郑州轻工业附属中学 Zhengzhou City, Henan Province-Henan Province China 19 years old, 18 years old 5 / 0 English Mars
For this project, we chose to build a semi-underground base on Mars, a planet with intense space radiation, extreme diurnal temperature differences, and rampant sandstorms.
The Halipleumon base is located in the Memnonia quadrangle with underground caves and abundant water ice. We utilise local resources to build a home with robust and durable structure, healthy and amiable environment through innovative architectural design and energy application.
Painted pastel azure, the base mimics the shape of a jellyfish on Earth, whose bell and long, thin tentacles inspire a structure with an aboveground dome and an underground shelter, both functional and aesthetically pleasing. Its smooth dome minimises wind resistance; its underground branches, with smooth surface curves, ensure uniform stress distribution. This design effectively reduces stress concentrations, enhancing the structural durability and stability. The stability of the underground body is further guaranteed by the reinforcement on caves, creation of support frames, and installation of shock-absorbing springs. Besides, the semi-underground construction plan leverages the lava caves in the Memnonia quadrangle, largely reducing the excavation.
The semi-underground structure is also highly resistant to space radiation, as the radiation and temperature differences underground are much smaller than on the Martian surface. Combined with heating support, it can provide a healthy living environment for astronauts.
Meanwhile, the external structure of the base employs a combination of an aluminum alloy and water ice layer to significantly weaken space radiation. The layer is designed with a refrigeration pipeline connected to the refrigeration facilities, ensuring the stability of the water ice. Additionally, the water ice in the layer can act as a backup water supply for emergency use.

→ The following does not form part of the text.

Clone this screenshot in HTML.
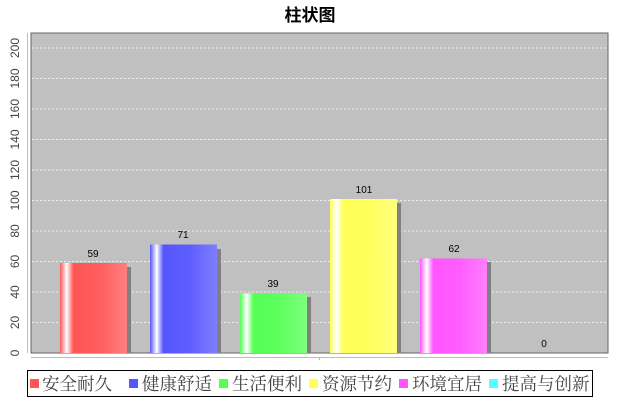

Furthermore, to reduce water consumption, improve energy supply, security and reuse, we source locally to obtain materials for the nuclear fission reactor. The molten salt reactor replaces the internal circulation of water with high-temperature molten fluoride salt traditionally used in water-cooled reactors while retaining the external circulation of water, thus minimising water consumption and avoiding nuclear leakage due to uncontrollable cooling systems.
Thanks to abundant energy supply, our base can utilise starch synthesis to produce food. We also improve the food provision through soilless cultivation and various nutritional and flavouring additives. Through system control, oxygen is produced by high temperature and high-pressure electrolysis of carbon dioxide, and ultrapure water is produced by graphene ultrafiltration, ensuring the health and robustness of astronauts. Additionally, the base will be equipped with advanced life support systems, renewable energy, communication equipment and gyms, so that astronauts may enjoy their stay in the base.